I think most of these statements are actually far more true than we give them credit for. Not necessarily because of what they do but because what they displace.

I was in senior year of high school when World of Warcraft dropped. Half my class went from high performing bright eyed students to zombies barely passing classes because they stayed up until 3 AM doing raids every day.

It's largely the same sort of problem as with weed and alcohol. It's not that you'll go stark raving mad or your arms fall off, but you sort of just stop doing other things. There is no time for it, and you have no will to make time for it. You become so sedated you're essentially fine doing nothing in particular all your life.

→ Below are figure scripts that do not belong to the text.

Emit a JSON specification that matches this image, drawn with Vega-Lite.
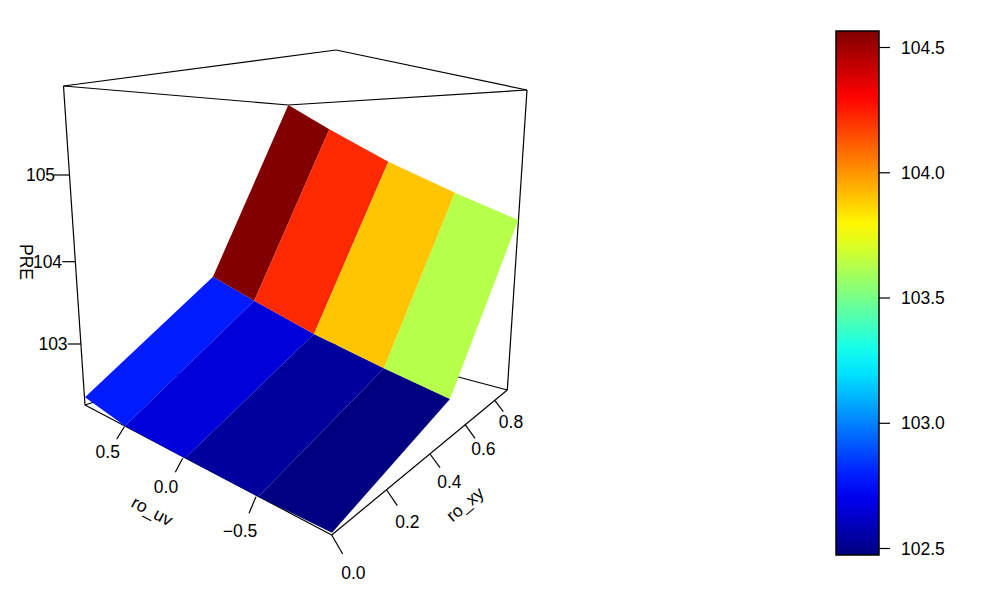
{
"$schema":"https://vega.github.io/schema/vega-lite/v6.json",
"width":981,"height":596,"autosize":{"type":"fit","contains":"padding"},"padding":0,
"background":"white","config":{"view":{"stroke":null}},
"datasets":{
"box":[
{"edge":"left","sx":63.5,"sy":86,"ex":85,"ey":405},
{"edge":"right","sx":527,"sy":90,"ex":507.3,"ey":390},
{"edge":"top-a","sx":63.5,"sy":86,"ex":336,"ey":50},
{"edge":"top-b","sx":336,"sy":50,"ex":527,"ey":90},
{"edge":"top-c","sx":63.5,"sy":86,"ex":288.3,"ey":105},
{"edge":"top-d","sx":288.3,"sy":105,"ex":527,"ey":90},
{"edge":"bottom-a","sx":85,"sy":405,"ex":331.7,"ey":535},
{"edge":"bottom-b","sx":331.7,"sy":535,"ex":507.3,"ey":390},
{"edge":"back-a","sx":507.3,"sy":390,"ex":300,"ey":335},
{"edge":"back-b","sx":85,"sy":405,"ex":300,"ey":335},
{"edge":"tick PRE 105","sx":54,"sy":175,"ex":69.5,"ey":175},
{"edge":"tick PRE 104","sx":62.3,"sy":261.7,"ex":75.3,"ey":261.7},
{"edge":"tick PRE 103","sx":67.7,"sy":344,"ex":81,"ey":344},
{"edge":"tick uv 0.5","sx":124.3,"sy":426.7,"ex":116.7,"ey":439.3},
{"edge":"tick uv 0","sx":182.7,"sy":458.3,"ex":175.3,"ey":472.3},
{"edge":"tick uv -0.5","sx":256,"sy":496.7,"ex":249,"ey":513.3},
{"edge":"tick xy 0","sx":331.7,"sy":535,"ex":342.7,"ey":554},
{"edge":"tick xy 0.2","sx":386.7,"sy":490,"ex":397.3,"ey":505.7},
{"edge":"tick xy 0.4","sx":430,"sy":454,"ex":440,"ey":467.7},
{"edge":"tick xy 0.6","sx":465,"sy":424.3,"ex":475,"ey":438.3},
{"edge":"tick xy 0.8","sx":495,"sy":400.7,"ex":503.3,"ey":411.7},
{"edge":"bar 104.5","sx":879,"sy":47.5,"ex":890,"ey":47.5},
{"edge":"bar 104.0","sx":879,"sy":172.8,"ex":890,"ey":172.8},
{"edge":"bar 103.5","sx":879,"sy":298,"ex":890,"ey":298},
{"edge":"bar 103.0","sx":879,"sy":423.3,"ex":890,"ey":423.3},
{"edge":"bar 102.5","sx":879,"sy":548.5,"ex":890,"ey":548.5}
],
"surface":[
{"cell":"a1","i":1,"sx":85,"sy":397.3,"PRE":102.79},{"cell":"a1","i":2,"sx":125,"sy":426,"PRE":102.79},{"cell":"a1","i":3,"sx":254.3,"sy":300.7,"PRE":102.79},{"cell":"a1","i":4,"sx":213,"sy":276.7,"PRE":102.79},{"cell":"a1","i":5,"sx":85,"sy":397.3,"PRE":102.79},
{"cell":"a2","i":1,"sx":125,"sy":426,"PRE":102.66},{"cell":"a2","i":2,"sx":185,"sy":458.3,"PRE":102.66},{"cell":"a2","i":3,"sx":314,"sy":334,"PRE":102.66},{"cell":"a2","i":4,"sx":254.3,"sy":300.7,"PRE":102.66},{"cell":"a2","i":5,"sx":125,"sy":426,"PRE":102.66},
{"cell":"a3","i":1,"sx":185,"sy":458.3,"PRE":102.535},{"cell":"a3","i":2,"sx":258.3,"sy":496.7,"PRE":102.535},{"cell":"a3","i":3,"sx":384,"sy":368.3,"PRE":102.535},{"cell":"a3","i":4,"sx":314,"sy":334,"PRE":102.535},{"cell":"a3","i":5,"sx":185,"sy":458.3,"PRE":102.535},
{"cell":"a4","i":1,"sx":258.3,"sy":496.7,"PRE":102.475},{"cell":"a4","i":2,"sx":332,"sy":532.7,"PRE":102.475},{"cell":"a4","i":3,"sx":450,"sy":399,"PRE":102.475},{"cell":"a4","i":4,"sx":384,"sy":368.3,"PRE":102.475},{"cell":"a4","i":5,"sx":258.3,"sy":496.7,"PRE":102.475},
{"cell":"b1","i":1,"sx":213,"sy":276.7,"PRE":104.56},{"cell":"b1","i":2,"sx":254.3,"sy":300.7,"PRE":104.56},{"cell":"b1","i":3,"sx":329.3,"sy":129.3,"PRE":104.56},{"cell":"b1","i":4,"sx":288.3,"sy":105,"PRE":104.56},{"cell":"b1","i":5,"sx":213,"sy":276.7,"PRE":104.56},
{"cell":"b2","i":1,"sx":254.3,"sy":300.7,"PRE":104.22},{"cell":"b2","i":2,"sx":314,"sy":334,"PRE":104.22},{"cell":"b2","i":3,"sx":388.3,"sy":161.7,"PRE":104.22},{"cell":"b2","i":4,"sx":329.3,"sy":129.3,"PRE":104.22},{"cell":"b2","i":5,"sx":254.3,"sy":300.7,"PRE":104.22},
{"cell":"b3","i":1,"sx":314,"sy":334,"PRE":103.9},{"cell":"b3","i":2,"sx":384,"sy":368.3,"PRE":103.9},{"cell":"b3","i":3,"sx":455,"sy":192.7,"PRE":103.9},{"cell":"b3","i":4,"sx":388.3,"sy":161.7,"PRE":103.9},{"cell":"b3","i":5,"sx":314,"sy":334,"PRE":103.9},
{"cell":"b4","i":1,"sx":384,"sy":368.3,"PRE":103.63},{"cell":"b4","i":2,"sx":450,"sy":399,"PRE":103.63},{"cell":"b4","i":3,"sx":518.3,"sy":220,"PRE":103.63},{"cell":"b4","i":4,"sx":455,"sy":192.7,"PRE":103.63},{"cell":"b4","i":5,"sx":384,"sy":368.3,"PRE":103.63}
],
"labels":[
{"label":"105","sx":40.5,"sy":176},{"label":"104","sx":47.5,"sy":263},{"label":"103","sx":53,"sy":345},
{"label":"0.5","sx":107.7,"sy":452.5},{"label":"0.0","sx":166,"sy":488},{"label":"−0.5","sx":240,"sy":532},
{"label":"0.0","sx":353.3,"sy":574},{"label":"0.2","sx":407.3,"sy":522.5},{"label":"0.4","sx":449.3,"sy":483},{"label":"0.6","sx":483.3,"sy":449.5},{"label":"0.8","sx":511,"sy":422.5}
]
},
"encoding":{
"x":{"field":"sx","type":"quantitative","axis":null,"scale":{"domain":[0,981],"nice":false,"zero":false}},
"y":{"field":"sy","type":"quantitative","axis":null,"scale":{"domain":[596,0],"nice":false,"zero":false}}
},
"layer":[
{"data":{"name":"box"},"mark":{"type":"rule","color":"black","strokeWidth":1.2},
 "encoding":{"x2":{"field":"ex"},"y2":{"field":"ey"}}},
{"data":{"name":"surface"},"mark":{"type":"line","strokeWidth":0,"interpolate":"linear"},
 "encoding":{
  "order":{"field":"i","type":"quantitative"},
  "detail":{"field":"cell"},
  "fill":{"field":"PRE","type":"quantitative",
   "scale":{"domain":[102.473,104.565],"interpolate":"rgb","range":["#000080","#0000FF","#0080FF","#00FFFF","#80FF80","#FFFF00","#FF8000","#FF0000","#800000"]},
   "legend":{"orient":"none","legendX":836,"legendY":31,"direction":"vertical","title":null,"gradientLength":524,"gradientThickness":43,"gradientStrokeColor":"black","gradientStrokeWidth":1.5,"labelOffset":22,"labelFontSize":17.5,"labelFont":"Liberation Sans","labelColor":"black","values":[102.5,103,103.5,104,104.5],"format":".1f","labelOverlap":false,"encode":{"labels":{"update":{"dy":{"value":1.5}}}}}}
 }},
{"data":{"name":"labels"},"mark":{"type":"text","font":"Liberation Sans","fontSize":17.5,"color":"black","align":"center","baseline":"middle"},
 "encoding":{"text":{"field":"label"}}},
{"data":{"values":[{"label":"PRE","sx":25,"sy":262}]},"mark":{"type":"text","font":"Liberation Sans","fontSize":17.5,"color":"black","align":"center","baseline":"middle","angle":90},
 "encoding":{"text":{"field":"label"}}},
{"data":{"values":[{"label":"ro_uv","sx":151.7,"sy":512}]},"mark":{"type":"text","font":"Liberation Sans","fontSize":17.5,"color":"black","align":"center","baseline":"middle","angle":28},
 "encoding":{"text":{"field":"label"}}},
{"data":{"values":[{"label":"ro_xy","sx":465.7,"sy":505}]},"mark":{"type":"text","font":"Liberation Sans","fontSize":17.5,"color":"black","align":"center","baseline":"middle","angle":-40},
 "encoding":{"text":{"field":"label"}}}
]
}
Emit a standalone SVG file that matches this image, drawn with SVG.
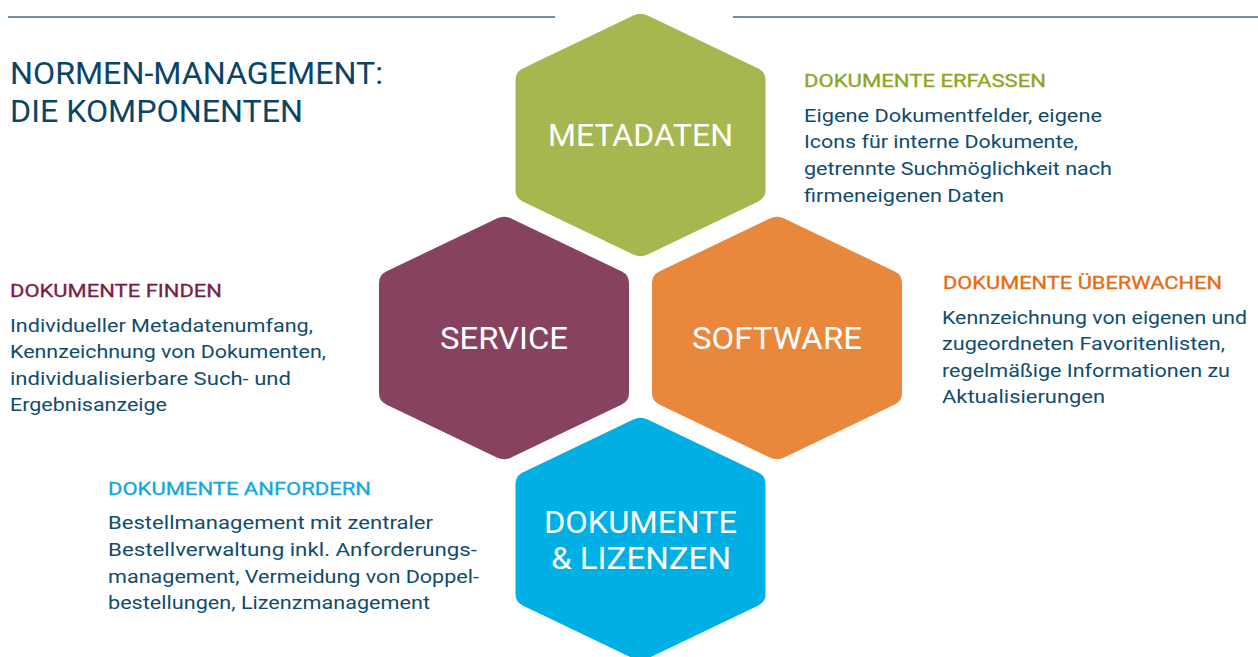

This was a problem with most of the things you listed. Each got progressively better at it.

jryhjythtr|3 years ago

Why were "they" wrong? Is it because the issues of each successive development in mass media made those of the previous iteration look quaint? It's easy to look back on (for example) TV as a harmless diversion, but it was a radical development in the dissemination of visual information.

gergov|3 years ago

Also this is a funny argument. If these things are truly making people dumber but the change is happening on a generational level, then a dumber generation would not realize that it is dumber than the previous one.

It's also further muddied by other changes - like changes in education in the past 50 years - which makes the phenomenon harder to isolate and to judge.